Louis exhibited Elmer in a traveling “Museum of Crime” show, which mostly had wax replicas of bad guys.
In 1928, Elmer was put in a sideshow that went with something called the “Trans-American Footrace.”
In 1933, he was leased to a movie director as a promotional tool for a movie called, with an exclamation point at the end, NARCOTIC! Now, however, even Elmer’s title as “The Bandit Who Wouldn’t Give Up” was stripped away, and he was place in theater lobbies with the title “dead dope fiend.” By this time the body had mummified, shriveling down to be pretty much unrecognizable as anything Elmer.
In 1949 Louis Sonney died. He’d had Elmer for 27 years. Elmer got stuck in an LA storage warehouse for 15 years. In 1964 Sonney’s son lent Elmer to a filmmaker, who put Elmer in a movie called “She Freak.” Then, in 1968, Sonney’s son sold Elmer, and other wax figures, to the owner of the Hollywood Wax Museum. He bought them for two Canadian guys, who exhibited them at a show at Mt. Rushmore. During a windstorm there, Elmer lost the tips of his ears, his fingers, and his toes. When he was returned to wax museum owner, he decided Elmer looked too gruesome, AND NOT LIFELIKE ENOUGH, to display. He sold Elmer to a part-owner of an amusement park in Long Beach, California. By 1976, Elmer McCurdy, the Bandit who wouldn’t give up, was hanging in the “Laff in the Dark” funhouse.
Elmer, the story that wouldn’t die. Almost there.
December 8, 1976. The Six Million Dollar Man is filming scenes for an episode called “Carnival of Spies.” Guess where they are? Yup, at The Pike, inside the “Laff in the Dark” funhouse. A prop guy needed to move that goofy looking dangling mannequin, and when he did the arm broke off. Nothing a little Elmer’s glue and duct tape wouldn’t fix, right? Except this paper mache fake body had a real bone sticking out of it.
Police were called, and autopsy was done, and the corpse was that of a human male who died of a gunshot wound to the chest. Elmer had become petrified, due in great part to having been covered in wax, then covered in layers of glow-in-the-dark paint. He weighed 50 pounds, and was 63 inches tall.
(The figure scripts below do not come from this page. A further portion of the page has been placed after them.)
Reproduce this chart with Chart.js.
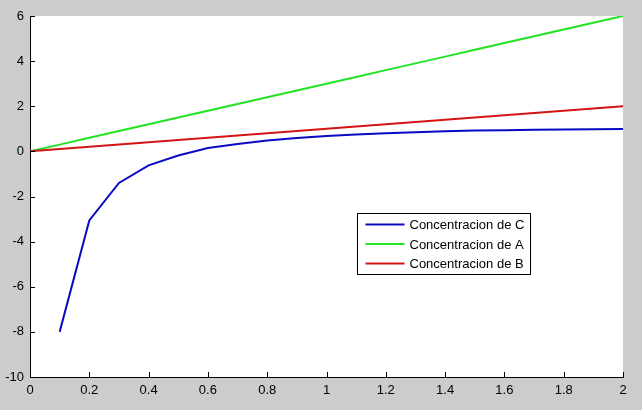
<!DOCTYPE html>
<html>
<head>
<meta charset="utf-8">
<script src="https://cdn.jsdelivr.net/npm/chart.js@4"></script>
<style>
  html, body { margin: 0; padding: 0; background: #cccccc; }
  #wrap { width: 642px; height: 410px; }
</style>
</head>
<body>
<div id="wrap"><canvas id="c" width="642" height="410"></canvas></div>
<script>
// values
const xAB = [0, 0.1, 0.2, 0.3, 0.4, 0.5, 0.6, 0.7, 0.8, 0.9, 1.0, 1.1, 1.2, 1.3, 1.4, 1.5, 1.6, 1.7, 1.8, 1.9, 2.0];
const concA = [0, 0.3, 0.6, 0.9, 1.2, 1.5, 1.8, 2.1, 2.4, 2.7, 3.0, 3.3, 3.6, 3.9, 4.2, 4.5, 4.8, 5.1, 5.4, 5.7, 6.0];
const concB = [0, 0.1, 0.2, 0.3, 0.4, 0.5, 0.6, 0.7, 0.8, 0.9, 1.0, 1.1, 1.2, 1.3, 1.4, 1.5, 1.6, 1.7, 1.8, 1.9, 2.0];
const xC = [0.1, 0.2, 0.3, 0.4, 0.5, 0.6, 0.7, 0.8, 0.9, 1.0, 1.1, 1.2, 1.3, 1.4, 1.5, 1.6, 1.7, 1.8, 1.9, 2.0];
const concC = [-8, -3.06, -1.4, -0.62, -0.18, 0.15, 0.33, 0.48, 0.59, 0.68, 0.75, 0.8, 0.85, 0.89, 0.92, 0.94, 0.96, 0.97, 0.98, 0.99];
const labels = ["Concentracion de C", "Concentracion de A", "Concentracion de B"];
const colors = ["#0a0ac4", "#22e422", "#d41414"];

const pts = (xs, ys) => xs.map((x, i) => ({ x, y: ys[i] }));
const FONT = { family: "Arial, 'Liberation Sans', sans-serif", size: 13 };

// white axes background
const plotBg = {
  id: "plotBg",
  beforeDraw(chart) {
    const { ctx, chartArea: a } = chart;
    ctx.save();
    ctx.fillStyle = "#fff";
    ctx.fillRect(a.left, a.top, a.right - a.left, a.bottom - a.top);
    ctx.restore();
  }
};

// MATLAB style inward ticks
const innerTicks = {
  id: "innerTicks",
  afterDraw(chart) {
    const { ctx, chartArea: a, scales: { x, y } } = chart;
    const len = 5;
    ctx.save();
    ctx.strokeStyle = "#000";
    ctx.lineWidth = 1;
    ctx.beginPath();
    x.ticks.forEach(t => {
      const px = Math.round(x.getPixelForValue(t.value)) + 0.5;
      ctx.moveTo(px, a.bottom);
      ctx.lineTo(px, a.bottom - len);
    });
    y.ticks.forEach(t => {
      const py = Math.round(y.getPixelForValue(t.value)) + 0.5;
      ctx.moveTo(a.left, py);
      ctx.lineTo(a.left + len, py);
    });
    ctx.stroke();
    ctx.restore();
  }
};

// legend box placed inside the axes like the original
const legendBox = {
  id: "legendBox",
  afterDraw(chart) {
    const { ctx, chartArea: a } = chart;
    const w = a.right - a.left, h = a.bottom - a.top;
    const bx = Math.round(a.left + w * 0.551) + 0.5;
    const by = Math.round(a.top + h * 0.545) + 0.5;
    const bw = 173, bh = 61, rowH = 19.5;
    ctx.save();
    ctx.fillStyle = "#fff";
    ctx.fillRect(bx, by, bw, bh);
    ctx.strokeStyle = "#000";
    ctx.lineWidth = 1;
    ctx.strokeRect(bx, by, bw, bh);
    ctx.font = `13px ${FONT.family}`;
    ctx.textBaseline = "middle";
    labels.forEach((lab, i) => {
      const cy = by + 11 + i * rowH;
      ctx.strokeStyle = colors[i];
      ctx.lineWidth = 2;
      ctx.beginPath();
      ctx.moveTo(bx + 8, cy);
      ctx.lineTo(bx + 47, cy);
      ctx.stroke();
      ctx.fillStyle = "#000";
      ctx.fillText(lab, bx + 52, cy + 1);
    });
    ctx.restore();
  }
};

new Chart(document.getElementById("c").getContext("2d"), {
  type: "line",
  data: {
    datasets: [
      { label: labels[0], data: pts(xC, concC), borderColor: colors[0], order: 0 },
      { label: labels[1], data: pts(xAB, concA), borderColor: colors[1], order: 2 },
      { label: labels[2], data: pts(xAB, concB), borderColor: colors[2], order: 1 }
    ]
  },
  options: {
    responsive: false,
    animation: false,
    elements: { point: { radius: 0 }, line: { borderWidth: 2, tension: 0, fill: false } },
    layout: { padding: { left: 0, top: 16, right: 19, bottom: 0 } },
    plugins: { legend: { display: false }, tooltip: { enabled: false } },
    scales: {
      x: {
        type: "linear", min: 0, max: 2,
        grid: { display: false, drawTicks: false },
        border: { display: true, color: "#000", width: 1 },
        ticks: {
          stepSize: 0.2, color: "#000", font: FONT, padding: 6, maxRotation: 0,
          callback: v => String(Number(v.toFixed(1)))
        },
        afterFit: s => { s.height = 33; }
      },
      y: {
        type: "linear", min: -10, max: 6,
        grid: { display: false, drawTicks: false },
        border: { display: true, color: "#000", width: 1 },
        ticks: { stepSize: 2, color: "#000", font: FONT, padding: 6 },
        afterFit: s => { s.width = 30; }
      }
    }
  },
  plugins: [plotBg, innerTicks, legendBox]
});
</script>
</body>
</html>
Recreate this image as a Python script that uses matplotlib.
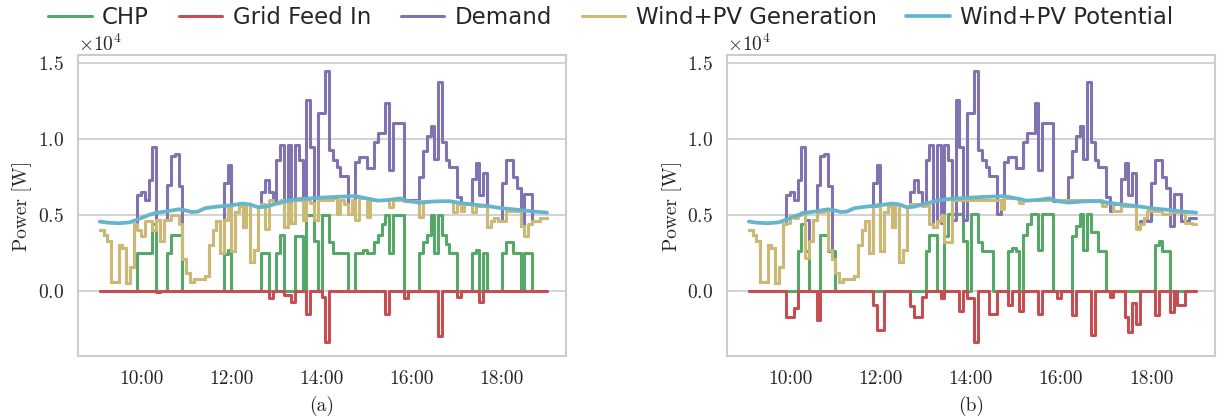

Investigators found some clues. No bullet, but the bullet jacket was found- which gave them a clue as to when the death could have occurred. Tuberculosis in the lungs. And when they removed the jaw to check dental records- a 1924 penny was found in his mouth, along with a ticket stubs to the Pike, to a side show, and to Louis Sonney’s Museum of Crime. They called Sonney’s son, now Sonney Senior, and he told them it was, in fact, Elmer McCurdy.
That was December of 1976. Finally, on April 22, 1977, in the boot hill section of the Summit View Cemetery in Guthrie, Oklahoma, Elmer McCurdy was laid to rest next to another outlaw named Bill Doolin. To make sure nobody stole his body and send Elmer on another sideshow odyssey, they poured two feet of concrete over his casket.
And thus, The Bandit Who Wouldn’t Be Buried, reached the end of the line.